HERE IN the city subdivision, I just had the bamboo in my yard killed because it’s become quite a monster already and it’s near the fence. Which means that my neighbor and myself do the sweeping of the fallen bamboo leaves on the ground and on the roof gutters of our houses, and we laboriously do that once each week. It’s quite unfair to my neighbor, even as the bamboo monster has actually served my neighbor’s family a wealth of cool shadow and fanned-in green breeze, the family’s appreciation of that notwithstanding. Despite the benefits of a monstrous bamboo plant, no requests for me to halt the cutting was announced, so I presumed the cutting was long awaited by my neighbor’s possibly shy though possibly uneasy attitude towards the plant. The plant was also intermittently feared as a possible harbor for snakes and as potential haven for homeless and harmful enchanted beings, this as per the rumors that flew from the dime-store in front of my house that echoed on my backyard fence and reached me in my bedroom.

Admittedly, it took me a long time to cut that bamboo, and by all appearances I wouldn’t blame another neighbor’s thought which might conjecture the cutting to have been triggered by the bamboo’s reaching my door – the cutting read as a non-empathetic act towards my neighbor via my conscience but merely conceived by a self-serving reason. Anyway, that’s done, and I did it knowing that the gesture (which would actually lose a certain part of my yard) would not exactly rally my neighbors to keep their dogs in their yards so these would stop shitting on my house’s dogless front as the dogs’ territorial Berlin fence made of dogshit bricks. No. I had the bamboo cut because I know how irksome bamboo can be when it’s coming from behind your fence. It’s usually appreciated well when inside your yard, perhaps because you can manage its growth – the bamboo as an interactive plant as plants go. So, to repeat, I didn’t cut the bamboo so my neighbors would turn back the favor and chain their dogs. I don’t expect that to happen, not by a long rifle shot.

The kid I hired to cut the fence is the son of a local folk sculptor in my hometown. The sculptor’s house was next to ours. I remember the sculptor once as the man who climbed his santol tree after my father complained of the tree’s leaves claiming some years off our GI sheet roof. That was back when I was a kid. Now I’m the man who hired a kid to cut a most-likely irritating plant about which my neighbor couldn’t complain (unless she really didn’t have that wish to have the plant go missing).

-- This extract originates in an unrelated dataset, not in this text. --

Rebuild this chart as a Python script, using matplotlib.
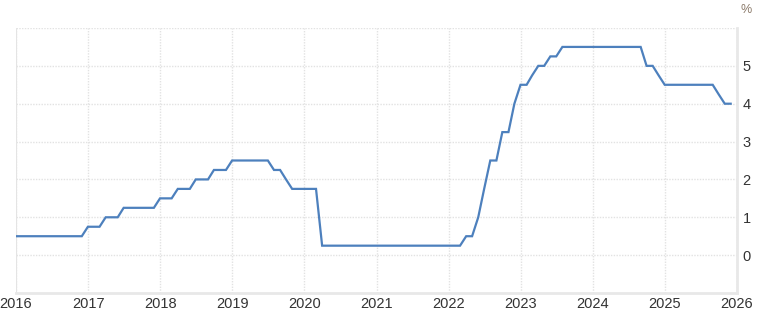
import matplotlib
matplotlib.use("Agg")
import matplotlib.pyplot as plt
import numpy as np
import pandas as pd

# monthly values (month end), Dec 2015 .. Nov 2025
rate_2015 = [0.5]
rate_2016 = [0.5, 0.5, 0.5, 0.5, 0.5, 0.5, 0.5, 0.5, 0.5, 0.5, 0.5, 0.75]
rate_2017 = [0.75, 0.75, 1.0, 1.0, 1.0, 1.25, 1.25, 1.25, 1.25, 1.25, 1.25, 1.5]
rate_2018 = [1.5, 1.5, 1.75, 1.75, 1.75, 2.0, 2.0, 2.0, 2.25, 2.25, 2.25, 2.5]
rate_2019 = [2.5, 2.5, 2.5, 2.5, 2.5, 2.5, 2.25, 2.25, 2.0, 1.75, 1.75, 1.75]
rate_2020 = [1.75, 1.75, 0.25, 0.25, 0.25, 0.25, 0.25, 0.25, 0.25, 0.25, 0.25, 0.25]
rate_2021 = [0.25] * 12
rate_2022 = [0.25, 0.25, 0.5, 0.5, 1.0, 1.75, 2.5, 2.5, 3.25, 3.25, 4.0, 4.5]
rate_2023 = [4.5, 4.75, 5.0, 5.0, 5.25, 5.25, 5.5, 5.5, 5.5, 5.5, 5.5, 5.5]
rate_2024 = [5.5, 5.5, 5.5, 5.5, 5.5, 5.5, 5.5, 5.5, 5.0, 5.0, 4.75, 4.5]
rate_2025 = [4.5, 4.5, 4.5, 4.5, 4.5, 4.5, 4.5, 4.5, 4.25, 4.0, 4.0]

years = list(range(2016, 2027))
y_ticks = [0, 1, 2, 3, 4, 5]

rates = (rate_2015 + rate_2016 + rate_2017 + rate_2018 + rate_2019 + rate_2020
         + rate_2021 + rate_2022 + rate_2023 + rate_2024 + rate_2025)
dates = pd.date_range("2015-12-31", periods=len(rates), freq="ME")


def to_year(d):
    # decimal year so ticks sit exactly on Jan 1
    start = pd.Timestamp(year=d.year, month=1, day=1)
    end = pd.Timestamp(year=d.year + 1, month=1, day=1)
    return d.year + (d - start) / (end - start)


x = np.array([to_year(d) for d in dates])

plt.rcParams["font.family"] = ["Liberation Sans", "DejaVu Sans"]

fig = plt.figure(figsize=(7.64, 3.16), dpi=100)
ax = fig.add_axes([16 / 764, 1 - 293 / 316, (737 - 16) / 764, (293 - 28) / 316])

ax.plot(x, rates, color="#4d80bd", linewidth=1.6, solid_joinstyle="miter", zorder=3)

ax.set_xlim(2016, 2026)
ax.set_ylim(-1, 6)

# dotted grid
for yr in years:
    ax.axvline(yr, color="#e2e2e2", linewidth=1, linestyle=(0, (1, 1)), zorder=1)
for v in range(0, 7):
    ax.axhline(v, color="#e2e2e2", linewidth=1, linestyle=(0, (1, 1)), zorder=1)

for side in ["top", "left"]:
    ax.spines[side].set_visible(False)
ax.spines["bottom"].set_color("#e8e8e8")
ax.spines["bottom"].set_linewidth(2)
ax.spines["right"].set_color("#e8e8e8")
ax.spines["right"].set_linewidth(2)
ax.axvline(2016, color="#e4e4e4", linewidth=1.5, zorder=1)

ax.yaxis.tick_right()
ax.set_yticks(y_ticks)
ax.set_yticklabels([str(v) for v in y_ticks])
ax.set_xticks(years)
ax.set_xticklabels([str(y) for y in years])
ax.tick_params(axis="both", length=0, labelsize=10.5, labelcolor="#333333")
ax.tick_params(axis="y", pad=4)
ax.tick_params(axis="x", pad=3)

fig.text(746 / 764, 1 - 10 / 316, "%", color="#8c7b6b", fontsize=9, ha="center", va="center")

fig.savefig("out.png", dpi=100, facecolor="white")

While resting with a cigarette, the kid and I had a conversation about the folks at our street, how they were and so on and so forth, and he got to mention one that has ended up being the primary male gossip of our street named after a hero, Marcelo del Pilar. I couldn’t resist the contrast with the hero, because gossips are hardly ever a heroic lot, finding more time in talking about others than in keeping their yards free of insect-harboring grasses. I also couldn’t resist playing the intellectual towards my hired bamboo-cutter. I said to him that it’s quite easier, and far more exciting, for a human being to talk about others than to gossip about himself, for two reasons: 1) if he gossips about himself, the lies are harder to carry and quite impossible to sustain; and 2) gossiping about others makes one a judge while gossiping about oneself merely makes one a witness, if not a confessing convict pleading for forgiveness. My hired bamboo-cutter laughed and agreed with me, especially when I added the unfair stereotype of the gossip laundrywoman in suggesting our male gossip friend could use his new gossiping enterprise by accepting laundry. This was my version of unfairness to my hired kid’s sexism that likened our male gossip neighbor to a woman. Quite unfair, his sexism, considering that in our town – come to think of it – the men aren’t exactly less gossipy than the women, especially as the men usually are culturally blessed with more luxury hours to congregate with other men during those times when the wives are with the family laundry and the dishes and the kids.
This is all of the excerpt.